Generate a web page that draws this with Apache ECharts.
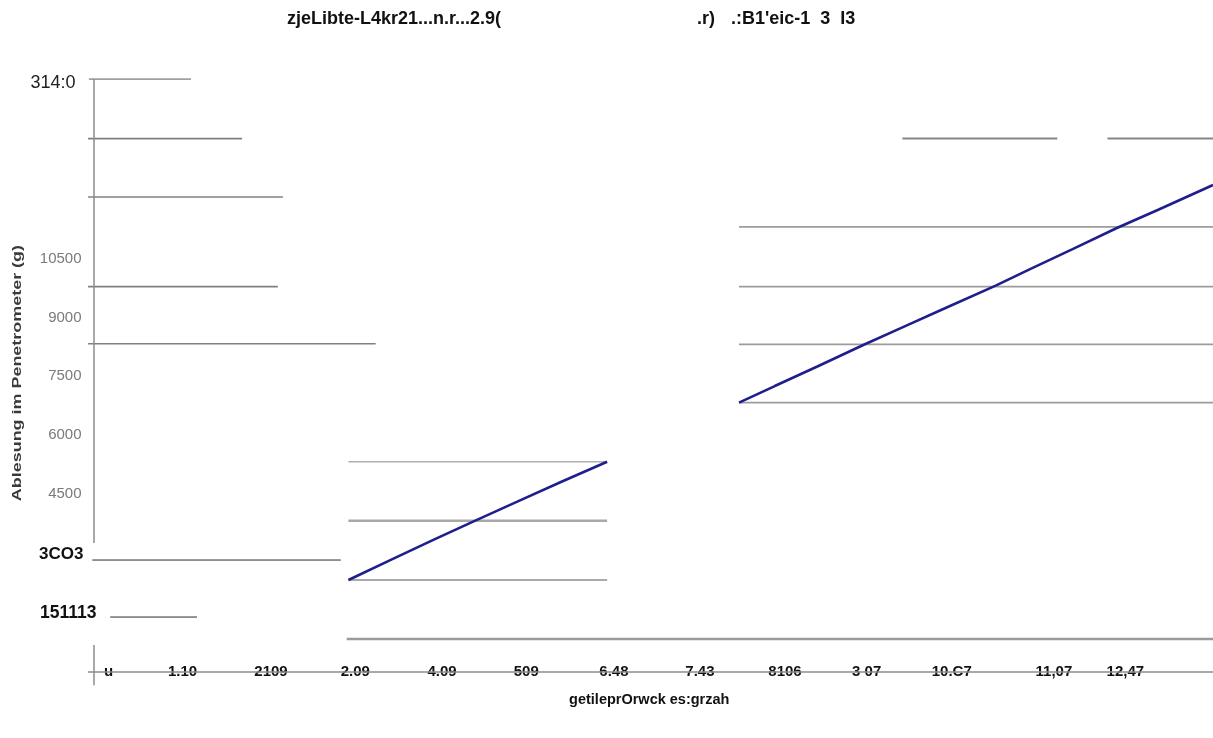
<!DOCTYPE html>
<html>
<head>
<meta charset="utf-8">
<script src="https://cdn.jsdelivr.net/npm/echarts@6/dist/echarts.min.js"></script>
<style>html,body{margin:0;padding:0;background:#fff}#c{width:1213px;height:738px}</style>
</head>
<body>
<div id="c"></div>
<script>
// ---- data ----
const xTickValues = [0.17, 1.04, 2.08, 3.07, 4.09, 5.08, 6.11, 7.12, 8.12, 9.08, 10.08, 11.28, 12.12];
const xTickLabels = ['u', '1.10', '2109', '2.09', '4.09', '509', '6.48', '7.43', '8106', '3 07', '10.C7', '11,07', '12,47'];
const yTickValues = [15000, 10500, 9000, 7500, 6000, 4500, 2950, 1450];
const yTickLabels = ['314:0', '10500', '9000', '7500', '6000', '4500', '3CO3', '151113'];

// horizontal reference segments: level, start, end (axis units)
const leftLevels = [15100, 13575, 12085, 9791, 8333];
const leftStarts = [-0.06, -0.07, -0.07, -0.07, -0.07];
const leftEnds = [1.14, 1.74, 2.22, 2.16, 3.31];
const labelLevels = [2802, 1345];
const labelStarts = [-0.02, 0.19];
const labelEnds = [2.90, 1.21];
const midLevels = [5316, 3807, 2291, 782];
const midStarts = [2.99, 2.99, 2.99, 2.97];
const midEnds = [6.03, 6.03, 6.03, 13.15];
const rightLevels = [13580, 13580, 11317, 9791, 8318, 6825];
const rightStarts = [9.50, 11.91, 7.58, 7.58, 7.58, 7.58];
const rightEnds = [11.32, 13.15, 13.15, 13.15, 13.15, 13.15];

// reading series
const run1X = [2.99, 3.5, 4.0, 4.5, 5.0, 5.5, 6.03];
const run1Y = [2291, 2820, 3330, 3830, 4320, 4810, 5316];
const run2X = [7.58, 8.0, 8.5, 9.04, 9.5, 10.0, 10.59, 11.0, 11.5, 12.02, 12.5, 13.15];
const run2Y = [6825, 7250, 7750, 8300, 8750, 9240, 9810, 10240, 10750, 11290, 11750, 12391];

// axis line pieces
const yAxisPieces = [[15100, 3237], [630, -400]];
const xAxisLevel = -60;
const xAxisStart = -0.07, xAxisEnd = 13.15;

// ---- build ----
const series = [];
function seg(level, x0, x1, color, width) {
  series.push({
    type: 'line', silent: true, symbol: 'none', animation: false,
    data: [[x0, level], [x1, level]],
    lineStyle: { color: color, width: width }
  });
}
const midWidths = [1.5, 2.5, 2, 2.5];
const midColors = ['#b0b0b0', '#a8a8a8', '#aaaaaa', '#9a9a9a'];
leftLevels.forEach((l, i) => seg(l, leftStarts[i], leftEnds[i], '#808080', 1.6));
labelLevels.forEach((l, i) => seg(l, labelStarts[i], labelEnds[i], '#2a2a2a', 1));
midLevels.forEach((l, i) => seg(l, midStarts[i], midEnds[i], midColors[i], midWidths[i]));
rightLevels.forEach((l, i) => seg(l, rightStarts[i], rightEnds[i], i < 2 ? '#858585' : '#9c9c9c', i < 2 ? 2 : 1.8));
seg(xAxisLevel, xAxisStart, xAxisEnd, '#8c8c8c', 1.5);
yAxisPieces.forEach(p => series.push({
  type: 'line', silent: true, symbol: 'none', animation: false,
  data: [[0, p[0]], [0, p[1]]],
  lineStyle: { color: '#8c8c8c', width: 1.5 }
}));
[[run1X, run1Y], [run2X, run2Y]].forEach(r => series.push({
  type: 'line', symbol: 'none', animation: false,
  data: r[0].map((x, i) => [x, r[1][i]]),
  lineStyle: { color: '#1f1f8c', width: 2.6 }
}));

const titleStyle = { fontFamily: 'Liberation Sans Narrow, Arial Narrow, Liberation Sans', fontWeight: 'bold', fontSize: 18, color: '#111' };
const chart = echarts.init(document.getElementById('c'));
chart.setOption({
  animation: false,
  backgroundColor: '#fff',
  title: [
    { text: 'zjeLibte-L4kr21...n.r...2.9(', left: 287, top: 10, padding: 0, textStyle: titleStyle },
    { text: '.r)', left: 697, top: 10, padding: 0, textStyle: titleStyle },
    { text: ".:B1'eic-1  3  I3", left: 731, top: 10, padding: 0, textStyle: titleStyle }
  ],
  grid: { left: 85.5, right: 0, top: 79, bottom: 48.8, containLabel: false },
  xAxis: {
    type: 'value', min: -0.1, max: 13.15,
    axisLine: { show: false }, axisTick: { show: false }, splitLine: { show: false },
    axisLabel: {
      customValues: xTickValues,
      margin: -25,
      fontFamily: 'Liberation Sans, Arial', fontWeight: 'bold', fontSize: 15, color: '#111',
      formatter: function (v) {
        let best = 0, d = 1e9;
        xTickValues.forEach((t, i) => { if (Math.abs(t - v) < d) { d = Math.abs(t - v); best = i; } });
        return xTickLabels[best];
      }
    },
    name: 'getileprOrwck es:grzah', nameLocation: 'middle', nameGap: 3,
    nameTextStyle: { fontFamily: 'Liberation Sans, Arial', fontWeight: 'bold', fontSize: 14.5, color: '#111', verticalAlign: 'top' }
  },
  yAxis: {
    type: 'value', min: -500, max: 15100,
    axisLine: { show: false }, axisTick: { show: false }, splitLine: { show: false },
    axisLabel: {
      customValues: yTickValues,
      margin: -12,
      formatter: function (v) {
        let best = 0, d = 1e9;
        yTickValues.forEach((t, i) => { if (Math.abs(t - v) < d) { d = Math.abs(t - v); best = i; } });
        const style = best === 0 ? 'top' : (best >= 6 ? ('b' + best) : 'g');
        return '{' + style + '|' + yTickLabels[best] + '}';
      },
      rich: {
        top: { fontFamily: 'Liberation Sans, Arial', fontSize: 18, color: '#222', padding: [0, 22, 0, 0] },
        g: { fontFamily: 'Liberation Sans, Arial', fontSize: 15, color: '#7a7a7a', padding: [0, 16, 0, 0] },
        b6: { fontFamily: 'Liberation Sans, Arial', fontWeight: 'bold', fontSize: 17, color: '#111', padding: [0, 14, 0, 0] },
        b7: { fontFamily: 'Liberation Sans, Arial', fontWeight: 'bold', fontSize: 17.5, color: '#111', padding: [0, 1, 0, 0] }
      }
    }
  },
  graphic: [{
    type: 'text', x: 11, y: 245, rotation: Math.PI / 2, scaleX: 1.38,
    style: { text: 'Ablesung im Penetrometer (g)', fontFamily: 'Liberation Sans, Arial', fontWeight: 'bold', fontSize: 13, fill: '#3a3a3a', align: 'right', verticalAlign: 'top' }
  }],
  series: series
});
</script>
</body>
</html>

• • • • •

◆ What is being asked:
Copy the listing word for word, excluding its pictures.

◆ Task result:
Generate a web page that draws this with Apache ECharts.
<!DOCTYPE html>
<html>
<head>
<meta charset="utf-8">
<script src="https://cdn.jsdelivr.net/npm/echarts@6/dist/echarts.min.js"></script>
<style>html,body{margin:0;padding:0;background:#fff}#c{width:1213px;height:738px}</style>
</head>
<body>
<div id="c"></div>
<script>
// ---- data ----
const xTickValues = [0.17, 1.04, 2.08, 3.07, 4.09, 5.08, 6.11, 7.12, 8.12, 9.08, 10.08, 11.28, 12.12];
const xTickLabels = ['u', '1.10', '2109', '2.09', '4.09', '509', '6.48', '7.43', '8106', '3 07', '10.C7', '11,07', '12,47'];
const yTickValues = [15000, 10500, 9000, 7500, 6000, 4500, 2950, 1450];
const yTickLabels = ['314:0', '10500', '9000', '7500', '6000', '4500', '3CO3', '151113'];

// horizontal reference segments: level, start, end (axis units)
const leftLevels = [15100, 13575, 12085, 9791, 8333];
const leftStarts = [-0.06, -0.07, -0.07, -0.07, -0.07];
const leftEnds = [1.14, 1.74, 2.22, 2.16, 3.31];
const labelLevels = [2802, 1345];
const labelStarts = [-0.02, 0.19];
const labelEnds = [2.90, 1.21];
const midLevels = [5316, 3807, 2291, 782];
const midStarts = [2.99, 2.99, 2.99, 2.97];
const midEnds = [6.03, 6.03, 6.03, 13.15];
const rightLevels = [13580, 13580, 11317, 9791, 8318, 6825];
const rightStarts = [9.50, 11.91, 7.58, 7.58, 7.58, 7.58];
const rightEnds = [11.32, 13.15, 13.15, 13.15, 13.15, 13.15];

// reading series
const run1X = [2.99, 3.5, 4.0, 4.5, 5.0, 5.5, 6.03];
const run1Y = [2291, 2820, 3330, 3830, 4320, 4810, 5316];
const run2X = [7.58, 8.0, 8.5, 9.04, 9.5, 10.0, 10.59, 11.0, 11.5, 12.02, 12.5, 13.15];
const run2Y = [6825, 7250, 7750, 8300, 8750, 9240, 9810, 10240, 10750, 11290, 11750, 12391];

// axis line pieces
const yAxisPieces = [[15100, 3237], [630, -400]];
const xAxisLevel = -60;
const xAxisStart = -0.07, xAxisEnd = 13.15;

// ---- build ----
const series = [];
function seg(level, x0, x1, color, width) {
  series.push({
    type: 'line', silent: true, symbol: 'none', animation: false,
    data: [[x0, level], [x1, level]],
    lineStyle: { color: color, width: width }
  });
}
const midWidths = [1.5, 2.5, 2, 2.5];
const midColors = ['#b0b0b0', '#a8a8a8', '#aaaaaa', '#9a9a9a'];
leftLevels.forEach((l, i) => seg(l, leftStarts[i], leftEnds[i], '#808080', 1.6));
labelLevels.forEach((l, i) => seg(l, labelStarts[i], labelEnds[i], '#2a2a2a', 1));
midLevels.forEach((l, i) => seg(l, midStarts[i], midEnds[i], midColors[i], midWidths[i]));
rightLevels.forEach((l, i) => seg(l, rightStarts[i], rightEnds[i], i < 2 ? '#858585' : '#9c9c9c', i < 2 ? 2 : 1.8));
seg(xAxisLevel, xAxisStart, xAxisEnd, '#8c8c8c', 1.5);
yAxisPieces.forEach(p => series.push({
  type: 'line', silent: true, symbol: 'none', animation: false,
  data: [[0, p[0]], [0, p[1]]],
  lineStyle: { color: '#8c8c8c', width: 1.5 }
}));
[[run1X, run1Y], [run2X, run2Y]].forEach(r => series.push({
  type: 'line', symbol: 'none', animation: false,
  data: r[0].map((x, i) => [x, r[1][i]]),
  lineStyle: { color: '#1f1f8c', width: 2.6 }
}));

const titleStyle = { fontFamily: 'Liberation Sans Narrow, Arial Narrow, Liberation Sans', fontWeight: 'bold', fontSize: 18, color: '#111' };
const chart = echarts.init(document.getElementById('c'));
chart.setOption({
  animation: false,
  backgroundColor: '#fff',
  title: [
    { text: 'zjeLibte-L4kr21...n.r...2.9(', left: 287, top: 10, padding: 0, textStyle: titleStyle },
    { text: '.r)', left: 697, top: 10, padding: 0, textStyle: titleStyle },
    { text: ".:B1'eic-1  3  I3", left: 731, top: 10, padding: 0, textStyle: titleStyle }
  ],
  grid: { left: 85.5, right: 0, top: 79, bottom: 48.8, containLabel: false },
  xAxis: {
    type: 'value', min: -0.1, max: 13.15,
    axisLine: { show: false }, axisTick: { show: false }, splitLine: { show: false },
    axisLabel: {
      customValues: xTickValues,
      margin: -25,
      fontFamily: 'Liberation Sans, Arial', fontWeight: 'bold', fontSize: 15, color: '#111',
      formatter: function (v) {
        let best = 0, d = 1e9;
        xTickValues.forEach((t, i) => { if (Math.abs(t - v) < d) { d = Math.abs(t - v); best = i; } });
        return xTickLabels[best];
      }
    },
    name: 'getileprOrwck es:grzah', nameLocation: 'middle', nameGap: 3,
    nameTextStyle: { fontFamily: 'Liberation Sans, Arial', fontWeight: 'bold', fontSize: 14.5, color: '#111', verticalAlign: 'top' }
  },
  yAxis: {
    type: 'value', min: -500, max: 15100,
    axisLine: { show: false }, axisTick: { show: false }, splitLine: { show: false },
    axisLabel: {
      customValues: yTickValues,
      margin: -12,
      formatter: function (v) {
        let best = 0, d = 1e9;
        yTickValues.forEach((t, i) => { if (Math.abs(t - v) < d) { d = Math.abs(t - v); best = i; } });
        const style = best === 0 ? 'top' : (best >= 6 ? ('b' + best) : 'g');
        return '{' + style + '|' + yTickLabels[best] + '}';
      },
      rich: {
        top: { fontFamily: 'Liberation Sans, Arial', fontSize: 18, color: '#222', padding: [0, 22, 0, 0] },
        g: { fontFamily: 'Liberation Sans, Arial', fontSize: 15, color: '#7a7a7a', padding: [0, 16, 0, 0] },
        b6: { fontFamily: 'Liberation Sans, Arial', fontWeight: 'bold', fontSize: 17, color: '#111', padding: [0, 14, 0, 0] },
        b7: { fontFamily: 'Liberation Sans, Arial', fontWeight: 'bold', fontSize: 17.5, color: '#111', padding: [0, 1, 0, 0] }
      }
    }
  },
  graphic: [{
    type: 'text', x: 11, y: 245, rotation: Math.PI / 2, scaleX: 1.38,
    style: { text: 'Ablesung im Penetrometer (g)', fontFamily: 'Liberation Sans, Arial', fontWeight: 'bold', fontSize: 13, fill: '#3a3a3a', align: 'right', verticalAlign: 'top' }
  }],
  series: series
});
</script>
</body>
</html>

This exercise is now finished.